Le déchet en plastique envahit les rivages des îles les plus isolées de la planète. Une matière première gratuite pour certains artistes. Des tonnes de plastique jonchent les plages des îles les plus reculées du monde. De Midway à Clipperton dans le Pacifique nord, de l’île de l’Ascension à celle de Sainte-Hélène, j’ai pu observer ce phénomène inquiétant et en témoigner ici .
Déchets de plastique sur l’atoll de Clipperton. (Photo Damien Personnaz/2005)

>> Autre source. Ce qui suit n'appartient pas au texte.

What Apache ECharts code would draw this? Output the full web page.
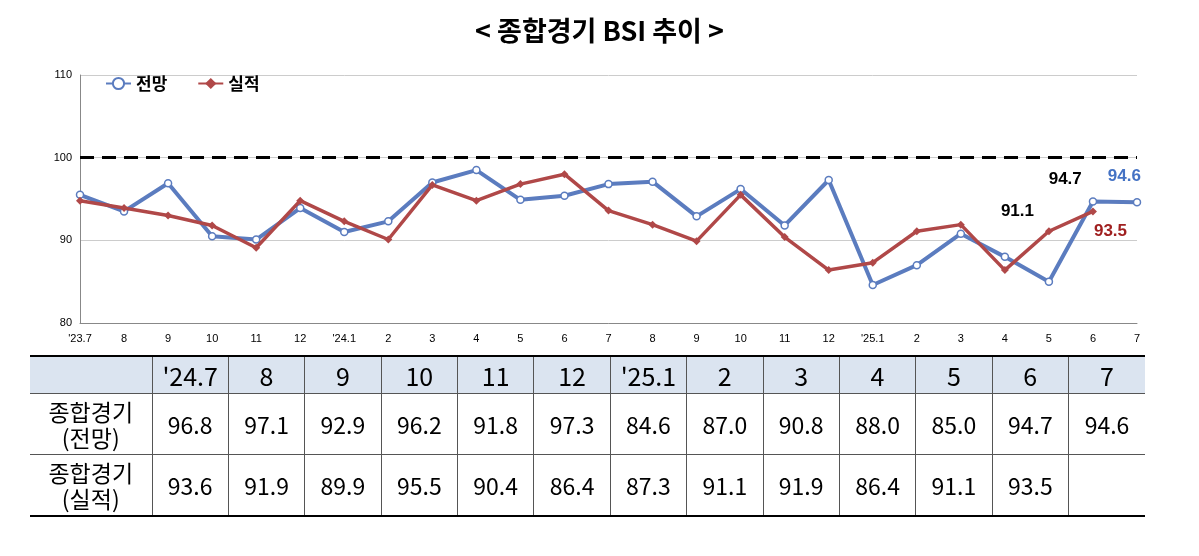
<!DOCTYPE html>
<html><head><meta charset="utf-8">
<script src="https://cdn.jsdelivr.net/npm/echarts@6/dist/echarts.min.js"></script>
<style>
body{margin:0;background:#fff;font-family:"Noto Sans CJK KR","Noto Sans",sans-serif;}
#c{position:absolute;left:0;top:0;width:1199px;height:556px;}
#t{position:absolute;left:30px;top:355px;width:1115px;border-collapse:collapse;table-layout:fixed;font-family:"Noto Sans CJK KR",sans-serif;}
#t td{border:1px solid #555;text-align:center;font-size:23px;padding:0;color:#000;}
#t tr.h td{background:#dbe4f0;height:36px;font-size:25px;}
#t tr.r td{height:60px;}
#t tr:first-child td{border-top:2px solid #000;}
#t tr:last-child td{border-bottom:2px solid #000;}
#t td:first-child{border-left:none;line-height:26px;}
#t td:last-child{border-right:none;}
</style></head><body>
<div id="c"></div>
<table id="t"></table>
<script>
const categories=["'23.7","8","9","10","11","12","'24.1","2","3","4","5","6","7","8","9","10","11","12","'25.1","2","3","4","5","6","7"];
const forecast=[95.5,93.5,96.9,90.5,90.1,93.9,91.0,92.3,97.0,98.5,94.9,95.4,96.8,97.1,92.9,96.2,91.8,97.3,84.6,87.0,90.8,88.0,85.0,94.7,94.6];
const actual=[94.8,93.9,93.0,91.8,89.1,94.8,92.3,90.1,96.7,94.8,96.8,98.0,93.6,91.9,89.9,95.5,90.4,86.4,87.3,91.1,91.9,86.4,91.1,93.5];
const tableHeads=["'24.7","8","9","10","11","12","'25.1","2","3","4","5","6","7"];
const tableForecast=["96.8","97.1","92.9","96.2","91.8","97.3","84.6","87.0","90.8","88.0","85.0","94.7","94.6"];
const tableActual=["93.6","91.9","89.9","95.5","90.4","86.4","87.3","91.1","91.9","86.4","91.1","93.5",""];
const rowNames=["종합경기<br>(전망)","종합경기<br>(실적)"];

let html='<colgroup><col style="width:122px">'+tableHeads.map(()=>'<col>').join('')+'</colgroup>';
html+='<tr class="h"><td></td>'+tableHeads.map(h=>'<td>'+h+'</td>').join('')+'</tr>';
html+='<tr class="r"><td>'+rowNames[0]+'</td>'+tableForecast.map(v=>'<td>'+v+'</td>').join('')+'</tr>';
html+='<tr class="r"><td>'+rowNames[1]+'</td>'+tableActual.map(v=>'<td>'+v+'</td>').join('')+'</tr>';
document.getElementById('t').innerHTML=html;

const fLab={23:{show:true,position:[-40,-26],color:'#000'},24:{show:true,position:[-25,-30],color:'#4472c4'}};
const aLab={22:{show:true,position:[-44,-24],color:'#000'},23:{show:true,position:[5,15],color:'#a02020'}};
const fData=forecast.map((v,i)=>fLab[i]?{value:v,label:fLab[i]}:v);
const aData=actual.map((v,i)=>aLab[i]?{value:v,label:aLab[i]}:v);
const chart=echarts.init(document.getElementById('c'));
chart.setOption({
 animation:false,
 title:{text:'< 종합경기 BSI 추이 >',left:'center',top:12,textStyle:{fontSize:27,fontWeight:'bold',color:'#000',fontFamily:'Noto Sans CJK KR'}},
 legend:{left:100,top:70,itemGap:30,textStyle:{fontSize:17,fontWeight:'bold',color:'#000',fontFamily:'Noto Sans CJK KR'},
   data:[{name:'전망'},{name:'실적'}]},
 grid:{left:80,right:62,top:75,bottom:233},
 xAxis:{type:'category',data:categories,boundaryGap:false,axisLine:{lineStyle:{color:'#888'}},axisTick:{show:false},
   axisLabel:{fontSize:11,color:'#000',margin:10}},
 yAxis:{type:'value',min:80,max:110,interval:10,axisLine:{show:true,lineStyle:{color:'#888'}},
   splitLine:{lineStyle:{color:'#ccc'}},axisLabel:{fontSize:11,color:'#000'}},
 series:[
  {name:'전망',type:'line',data:fData,symbol:'circle',symbolSize:7,
   lineStyle:{color:'#5b7cbf',width:4},itemStyle:{color:'#fff',borderColor:'#5b7cbf',borderWidth:1.5},
   label:{show:false,fontSize:17,fontWeight:'bold'},z:3,
   markLine:{silent:true,symbol:'none',label:{show:false},lineStyle:{color:'#000',type:[14,8],width:3},data:[{yAxis:100}]}},
  {name:'실적',type:'line',data:aData,symbol:'diamond',symbolSize:8,
   lineStyle:{color:'#b04848',width:3.5},itemStyle:{color:'#b04848'},
   label:{show:false,fontSize:17,fontWeight:'bold'},z:4}
 ]
});
</script></body></html>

Les scientifiques et les conservateurs de la nature s’en émeuvent, à juste titre. Ces plastiques détruisent la faune de ces îles fragiles. A mon sens, ce sont des cochonneries. Mais pour une artiste comme Cecile Williams, ces déchets constituent son inspiration et son gagne-pain. Lors d’une visite sur l’île de Christmas, l’artiste australienne a découvert que la petite plage de Greta beach était, elle aussi et malgré son éloignement des continents, truffée de plastique, comme des brosses à dents, des sacs en plastique, des tongs, des croc’s, des poupées démembrées, des câbles. Un jour par an, des volontaires scouts participent à une journée nationale de nettoyage qui voit des hordes de « beachcombers » sillonner les 320’000 kilomètres de plages australiennes pour les débarrasser de ces ordures. Pour elle, ces déchets deviennent une matière première. « J’aime aller à l’encontre de l’idée reçue selon laquelle les déchets ne sont… que des déchets. En fait, c’est notre perception qui nous dit que ce sont des déchets, juste par le fait qu’ils ont été utilisés une fois et qu’une fois usagés, ils deviennent encombrants, sales et inutiles », explique-t-elle dans un article publié dans le Western Australian.
Excavate — Diorama fait à partir de plastique récupéré sur une plage de l’île de Christmas, dans l’océan indien.
Elle en fait notamment des dioramas, sorte de mini-scènes de théâtre. Lors d’une fête sur l’île de Christmas, qui fêtait 50 ans de quelque chose, une procession réunissant les 1500 habitants de l’île a paradé en arborant toutes sortes de créations de l’artiste, allant du sac en plastique rose, au masque de cordages récupérées chez Greta. « Utiliser les déchets – quelque chose que l’on trouve partout dans ce monde – titille ma fibre créatrice. Je préfère cela que de devoir acheter des matériaux », lance-t-elle.
Cette démarche et le résultat lui assurent désormais une certaine renommée. Ses créations sont exposées notamment à la Fondation Christoph Merian à Bâle, à l’université Murdoch à Perth, en Australie, et ailleurs.
Pas mal d’artistes ont exploité les rebuts de la société pour créer des œuvres qualifiées d’originales, que l’on n’a pas forcément envie d’avoir dans notre jardin ou en bas de l’escalier. Mais le plastique, cet as mondial du déchet ou l’ordure à abattre, n’a été que peu employé pour créer des œuvres nouvelles. En cela, la démarche de Cecile Williams est intéressante. Les déchets en plastique qui dénaturent les rivages des îles des confins sont en plus une matière première gratuite.